June 1, 2010

Polisi dan Tentara Masih Terlibat dalam Konflik Agraria


Setahun lalu, di lokasi perusahaan PT. AA Bengkalis Riau, polisi dan security perusahaan membakar pondok-pondok warga, melepaskan anjing untuk memburu warga, dan melepaskan tembakan peluru karet. Saat itu Brimob Polda Riau, Polres Bengkalis dipimpin oleh Kombes Alex Mandalika melakukan operasi pengusiran terhadap warga yang dianggap menyerobot areal izin HTI PT.AA.

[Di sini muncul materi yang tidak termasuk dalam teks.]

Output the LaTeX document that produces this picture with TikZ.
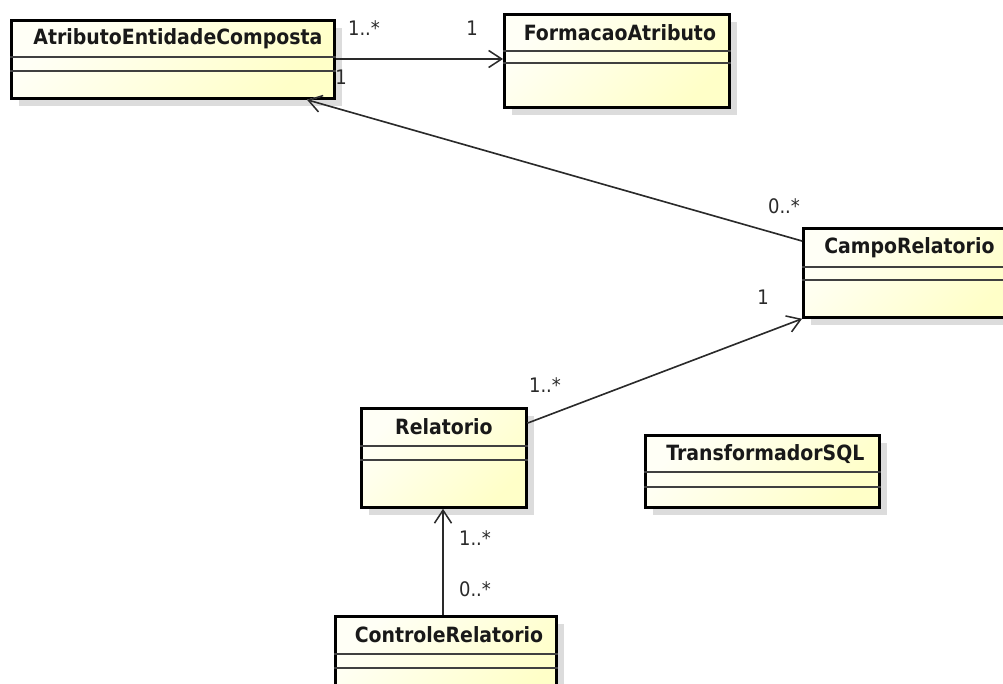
\documentclass[tikz,border=0pt]{standalone}
\usepackage{fontspec}
\setmainfont{DejaVu Sans Condensed}
\usetikzlibrary{arrows.meta,calc,shadows}

\definecolor{classtop}{HTML}{FFFFF6}
\definecolor{classbot}{HTML}{FFFFC8}
\definecolor{umlshadow}{HTML}{DCDCDC}
\definecolor{linkshadow}{HTML}{E2E2E2}
\definecolor{inkgray}{HTML}{2A2A2A}

\tikzset{
  umlclass/.style={rectangle, draw=black, line width=2.8pt, inner sep=0pt,
    anchor=north west, top color=classtop, bottom color=classbot, shading angle=45,
    drop shadow={shadow xshift=8pt, shadow yshift=-8pt, fill=umlshadow, opacity=1}},
  classname/.style={font=\fontsize{21}{23}\selectfont\bfseries, text=black!90, inner sep=0pt},
  compartment/.style={line width=1.3pt, draw=black!75},
  assoc/.style={line width=1.6pt, draw=inkgray, -{Straight Barb[length=13pt,width=17pt,line width=1.5pt]}},
  assocshadow/.style={line width=1.4pt, draw=linkshadow, -{Straight Barb[length=13pt,width=17pt,line width=1.3pt]}},
  mult/.style={font=\fontsize{20}{22}\selectfont, text=inkgray, inner sep=0pt}
}

\begin{document}
\begin{tikzpicture}[x=1pt,y=-1pt]
  \useasboundingbox (0,0) rectangle (1003,684);
  \clip (0,0) rectangle (1003,684);

  % class boxes
  \node[umlclass, minimum width=323pt, minimum height=78pt] (aec) at (10,19) {};
  \node[umlclass, minimum width=225pt, minimum height=93pt] (fa) at (503,13) {};
  \node[umlclass, minimum width=212pt, minimum height=89pt] (cr) at (802,227) {};
  \node[umlclass, minimum width=165pt, minimum height=99pt] (rel) at (360,407) {};
  \node[umlclass, minimum width=221pt, minimum height=90pt] (ctl) at (334,615) {};
  \node[umlclass, minimum width=234pt, minimum height=72pt] (tsql) at (644,434) {};

  % class names
  \node[classname] (aec-name) at ($(aec.north)+(5,20)$) {AtributoEntidadeComposta};
  \node[classname] (fa-name) at ($(fa.north)+(3,20)$) {FormacaoAtributo};
  \node[classname] (cr-name) at ($(cr.north)+(0,21)$) {CampoRelatorio};
  \node[classname] (rel-name) at ($(rel.north)+(0,20)$) {Relatorio};
  \node[classname] (ctl-name) at ($(ctl.north)+(3,20)$) {ControleRelatorio};
  \node[classname] (tsql-name) at ($(tsql.north)+(3,20)$) {TransformadorSQL};

  % attribute and operation compartments
  \draw[compartment] (aec.west |- 0,57) -- (aec.east |- 0,57);
  \draw[compartment] (aec.west |- 0,71) -- (aec.east |- 0,71);
  \draw[compartment] (fa.west |- 0,51) -- (fa.east |- 0,51);
  \draw[compartment] (fa.west |- 0,63) -- (fa.east |- 0,63);
  \draw[compartment] (cr.west |- 0,267) -- (cr.east |- 0,267);
  \draw[compartment] (cr.west |- 0,280) -- (cr.east |- 0,280);
  \draw[compartment] (rel.west |- 0,446) -- (rel.east |- 0,446);
  \draw[compartment] (rel.west |- 0,460) -- (rel.east |- 0,460);
  \draw[compartment] (ctl.west |- 0,654) -- (ctl.east |- 0,654);
  \draw[compartment] (ctl.west |- 0,668) -- (ctl.east |- 0,668);
  \draw[compartment] (tsql.west |- 0,472) -- (tsql.east |- 0,472);
  \draw[compartment] (tsql.west |- 0,487) -- (tsql.east |- 0,487);

  % association end points
  \coordinate (aec-r) at (aec.east |- 0,59);
  \coordinate (fa-l) at (fa.west |- 0,59);
  \coordinate (cr-l) at (cr.west |- 0,241);
  \coordinate (aec-b) at (aec.south -| 307,0);
  \coordinate (rel-r) at (rel.east |- 0,423);
  \coordinate (cr-bl) at (cr.south west);
  \coordinate (ctl-t) at (ctl.north -| 443,0);
  \coordinate (rel-b) at (rel.south -| 443,0);

  % faint connector shadows
  \begin{scope}[shift={(9,8)}]
    \draw[assocshadow] (aec-r) -- (fa-l);
    \draw[assocshadow] (cr-l) -- (aec-b);
    \draw[assocshadow] (rel-r) -- (cr-bl);
    \draw[assocshadow] (ctl-t) -- (rel-b);
  \end{scope}

  % associations
  \draw[assoc] (aec-r) -- (fa-l);
  \draw[assoc] (cr-l) -- (aec-b);
  \draw[assoc] (rel-r) -- (cr-bl);
  \draw[assoc] (ctl-t) -- (rel-b);

  % multiplicities
  \node[mult] (m1) at (364,28) {1..*};
  \node[mult] (m2) at (472,28) {1};
  \node[mult] (m3) at (341,77) {1};
  \node[mult] (m4) at (784,206) {0..*};
  \node[mult] (m5) at (763,297) {1};
  \node[mult] (m6) at (545,385) {1..*};
  \node[mult] (m7) at (475,538) {1..*};
  \node[mult] (m8) at (475,589) {0..*};
\end{tikzpicture}
\end{document}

Sulit dipercaya bahwa polisi mengerahkan helikopter untuk mengejar-mengejar warga yang kocar-kacir, menjatuhkan sejenis napalm untuk membakar pondok warga hingga seorang bayi dilaporkan tewas. Bulan Agustus 2009, Brimob Sulsel juga menembaki warga di Takalar Sulsel. Ini juga soal konflik tanah. kemudian awal desember 2009 ini kembali Brimob menembaki warga di Ogan Ilir Sumsel.

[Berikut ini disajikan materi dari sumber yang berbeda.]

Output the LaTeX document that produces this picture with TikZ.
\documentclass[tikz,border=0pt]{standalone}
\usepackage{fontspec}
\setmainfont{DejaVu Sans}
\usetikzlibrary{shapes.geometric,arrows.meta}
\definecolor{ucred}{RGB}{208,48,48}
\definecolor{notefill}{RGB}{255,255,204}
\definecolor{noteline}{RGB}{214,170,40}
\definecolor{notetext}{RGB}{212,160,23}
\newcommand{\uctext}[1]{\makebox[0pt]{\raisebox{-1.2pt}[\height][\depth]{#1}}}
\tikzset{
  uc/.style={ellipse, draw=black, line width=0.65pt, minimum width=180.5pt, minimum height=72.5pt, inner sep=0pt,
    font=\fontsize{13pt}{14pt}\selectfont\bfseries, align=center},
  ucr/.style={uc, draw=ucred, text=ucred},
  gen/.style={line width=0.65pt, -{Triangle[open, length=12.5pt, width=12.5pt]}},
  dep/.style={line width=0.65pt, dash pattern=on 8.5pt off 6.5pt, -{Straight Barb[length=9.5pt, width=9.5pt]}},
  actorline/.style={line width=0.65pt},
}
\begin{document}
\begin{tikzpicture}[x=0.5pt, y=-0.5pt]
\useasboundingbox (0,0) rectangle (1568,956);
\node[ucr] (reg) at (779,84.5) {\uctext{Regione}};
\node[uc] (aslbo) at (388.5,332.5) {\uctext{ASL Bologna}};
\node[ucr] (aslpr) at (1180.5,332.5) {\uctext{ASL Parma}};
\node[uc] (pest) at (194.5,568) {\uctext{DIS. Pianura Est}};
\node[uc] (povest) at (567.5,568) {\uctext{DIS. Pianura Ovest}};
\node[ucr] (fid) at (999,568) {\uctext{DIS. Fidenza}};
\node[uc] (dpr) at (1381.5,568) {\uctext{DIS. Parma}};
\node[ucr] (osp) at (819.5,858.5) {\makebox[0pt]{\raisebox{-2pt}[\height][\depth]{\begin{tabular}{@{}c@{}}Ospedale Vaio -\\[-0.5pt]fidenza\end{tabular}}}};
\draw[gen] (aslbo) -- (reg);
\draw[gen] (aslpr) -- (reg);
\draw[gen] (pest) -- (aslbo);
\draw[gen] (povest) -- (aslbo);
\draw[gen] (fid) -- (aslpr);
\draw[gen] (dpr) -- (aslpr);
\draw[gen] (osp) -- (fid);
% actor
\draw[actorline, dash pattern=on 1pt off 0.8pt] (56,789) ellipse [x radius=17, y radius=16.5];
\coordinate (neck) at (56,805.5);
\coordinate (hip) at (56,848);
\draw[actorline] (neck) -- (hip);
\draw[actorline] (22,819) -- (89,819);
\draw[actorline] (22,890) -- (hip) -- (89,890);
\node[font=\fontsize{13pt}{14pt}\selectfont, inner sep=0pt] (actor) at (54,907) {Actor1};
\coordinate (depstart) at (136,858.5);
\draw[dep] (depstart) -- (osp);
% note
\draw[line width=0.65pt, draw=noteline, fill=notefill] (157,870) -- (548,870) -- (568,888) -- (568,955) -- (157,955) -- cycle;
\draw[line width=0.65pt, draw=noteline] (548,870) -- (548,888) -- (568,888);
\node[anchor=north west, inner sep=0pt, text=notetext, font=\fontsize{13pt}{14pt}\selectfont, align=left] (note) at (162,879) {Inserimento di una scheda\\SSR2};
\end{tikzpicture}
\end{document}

Mengapa polisi terlibat dan melibatkan diri  dalam konflik tanah? Apakah polisi kita cukup memahami  hukum agraria nasional. Sebab soal tanah bukan ranah polisi.

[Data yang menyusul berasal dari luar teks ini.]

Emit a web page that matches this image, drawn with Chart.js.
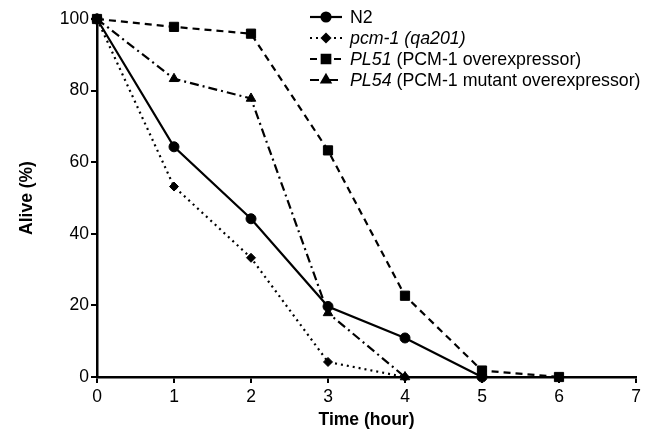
<!DOCTYPE html>
<html>
<head>
<meta charset="utf-8">
<script src="https://cdn.jsdelivr.net/npm/chart.js@4.4.1/dist/chart.umd.min.js"></script>
<style>
  html, body { margin: 0; padding: 0; background: #fff; }
  #wrap { width: 659px; height: 438px; }
</style>
</head>
<body>
<div id="wrap"><canvas id="myChart" width="659" height="438"></canvas></div>
<script>
// hours after exposure
var hours = [0, 1, 2, 3, 4, 5, 6]

// percent alive per strain
var n2 = [100, 64.3, 44.2, 19.7, 10.9, 0]
var pcm1 = [100, 53.2, 33.3, 4.2, 0]
var pl51 = [100, 97.8, 95.9, 63.3, 22.7, 1.8, 0]
var pl54 = [100, 83.3, 77.8, 17.9, 0]

var xTicks = [0, 1, 2, 3, 4, 5, 6, 7]
var yTicks = [0, 20, 40, 60, 80, 100]

// legend text, split into italic / plain runs
var legendN2 = [['N2', false]]
var legendPcm1 = [['pcm-1 (qa201)', true]]
var legendPl51 = [['PL51', true], [' (PCM-1 overexpressor)', false]]
var legendPl54 = [['PL54', true], [' (PCM-1 mutant overexpressor)', false]]

var FONT = '"Liberation Sans", Arial, Helvetica, sans-serif'

function toPoints (ys) {
  var pts = []
  for (var i = 0; i < ys.length; i++) {
    pts.push({x: hours[i], y: ys[i]})
  }
  return pts
}

function makeSet (label, ys, style, radius, dash, runs) {
  return {
    label: label,
    data: toPoints(ys),
    borderColor: '#000',
    backgroundColor: '#000',
    borderWidth: 2.2,
    borderDash: dash,
    pointStyle: style,
    pointRadius: radius,
    pointBorderWidth: 1,
    pointBorderColor: '#000',
    pointBackgroundColor: '#000',
    clip: false,
    tension: 0,
    runs: runs
  }
}

var datasets = [
  makeSet('N2', n2, 'circle', 5, [], legendN2),
  makeSet('pcm-1 (qa201)', pcm1, 'rectRot', 4.5, [2, 4], legendPcm1),
  makeSet('PL51 (PCM-1 overexpressor)', pl51, 'rect', 6.5, [7, 5], legendPl51),
  makeSet('PL54 (PCM-1 mutant overexpressor)', pl54, 'triangle', 5.5, [9, 4, 2, 4], legendPl54)
]

// legend drawn by hand so the line samples keep their dash + marker
var legendPlugin = {
  id: 'customLegend',
  afterDraw (chart) {
    var ctx = chart.ctx
    var x0 = 310, x1 = 342, tx = 350
    var rowY = [17, 38, 59, 80]
    ctx.save()
    chart.data.datasets.forEach(function (ds, i) {
      var y = rowY[i]
      ctx.strokeStyle = '#000'
      ctx.lineWidth = 2.2
      ctx.setLineDash(ds.borderDash)
      ctx.beginPath()
      ctx.moveTo(x0, y)
      ctx.lineTo(x1, y)
      ctx.stroke()
      ctx.setLineDash([])
      ctx.fillStyle = '#000'
      Chart.helpers.drawPoint(ctx, {pointStyle: ds.pointStyle, radius: ds.pointRadius - 0.5, borderWidth: 1}, (x0 + x1) / 2, y)
      ctx.fill()
      var cx = tx
      ctx.textBaseline = 'middle'
      ds.runs.forEach(function (r) {
        ctx.font = (r[1] ? 'italic ' : '') + '17.8px ' + FONT
        ctx.fillText(r[0], cx, y + 1)
        cx += ctx.measureText(r[0]).width
      })
    })
    ctx.restore()
  }
}

var ctx = document.getElementById('myChart').getContext('2d')
var chart = new Chart(ctx, {
  type: 'line',
  data: {datasets: datasets},
  plugins: [legendPlugin],
  options: {
    responsive: false,
    animation: false,
    layout: {padding: {top: 19, right: 23, left: 17, bottom: 0}},
    plugins: {legend: {display: false}, tooltip: {enabled: false}},
    scales: {
      x: {
        type: 'linear',
        min: 0,
        max: 7,
        afterBuildTicks (s) { s.ticks = xTicks.map(function (v) { return {value: v} }) },
        afterFit (s) { s.height = 61 },
        grid: {drawOnChartArea: false, drawTicks: true, tickLength: 6, color: '#000', lineWidth: 2},
        border: {display: true, color: '#000', width: 2.5},
        ticks: {color: '#000', font: {family: FONT, size: 17.5}, padding: 4, maxRotation: 0},
        title: {display: true, text: 'Time (hour)', color: '#000', font: {family: FONT, size: 17.5, weight: 'bold'}, padding: {top: 4, bottom: 7}}
      },
      y: {
        min: 0,
        max: 100,
        afterBuildTicks (s) { s.ticks = yTicks.map(function (v) { return {value: v} }) },
        afterFit (s) { s.width = 80 },
        grid: {drawOnChartArea: false, drawTicks: true, tickLength: 6, color: '#000', lineWidth: 2},
        border: {display: true, color: '#000', width: 2.5},
        ticks: {color: '#000', font: {family: FONT, size: 17.5}, padding: 2},
        title: {display: true, text: 'Alive (%)', color: '#000', font: {family: FONT, size: 17.5, weight: 'bold'}, padding: {top: 0, bottom: 0}}
      }
    }
  }
})
</script>
</body>
</html>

Dalam soal tanah dengan perusahaan,  proses konflik diawali oleh Bupati dan atau  Gubernur  memberikan izin lokasi. Izin lokasi ini pastinya berada diatas lahan-lahan atau kebun masyarakat. Namun, tidak semua lahan dan kebun dan rumah masyarakat ada sertifikatnya. Bahkan dengan enteng bisa saja dikatakan bahwa areal masyarakat ini berada dalam kawasan kehutanan. Padahal, penetapan  kawasan Kehutanan juga mengharuskan pemerintah mengecek langsung di lapangan. Namun ini tidak pernah dilakukan cukup lewat peta saja. Jadilah izin lokasi dianggap sebagai hak yang bisa dibela oleh aparat polisi. Padahal, izin lokasi harus dilanjutkan dengan pembebasan lahan, dan setelah itu perusahaan wajib mendaftarkan tanah yang sudah dibebaskan dengan ganti kerugian, mereka bisa mendapatkan sertifikat Hak Guna Usaha (HGU) atau hak Guna Bangunan (HGB). jJka perusahaan membangun perkebunan diatas kawasan hutan maka terlebih dahulu mendapatkan  perusahaan mendapatkan SK pelepasan kawasan dari menhut dan pemda. Sementara jika perusahaan tersebut bergerak dibidang kehutanan maka ia harus mendapatkan izin perusahaan HTI dari menhut.

Kalaupun perusahaan perkebunan dikarenakan birokrasi kita yang buruk sudah mendapatkan sertifikat HGU atau HGB apakah masyarakat juga boleh diusir-usir.  Harus diingat bahwa sertifikat hanya bisa lahir karena tidak konflik dan klaim dari pihak lain. Kalau ia bisa terbit tentu ada KKN disana, dan jika polisi dipakai untuk mengusir dan menembaki warga, maka selain keblingernya polisi juga dikarenakan BPN dan perusahaan bisa jadi hendak cuci tangan saja. Satu hal lagi, sejak tahun 2007 BPN menjalin kerjasama MOU dengan Mabes Polri. Akibat dari kerjasama ini adalah penangkapan dan penembakan petani menjadi lebih sering.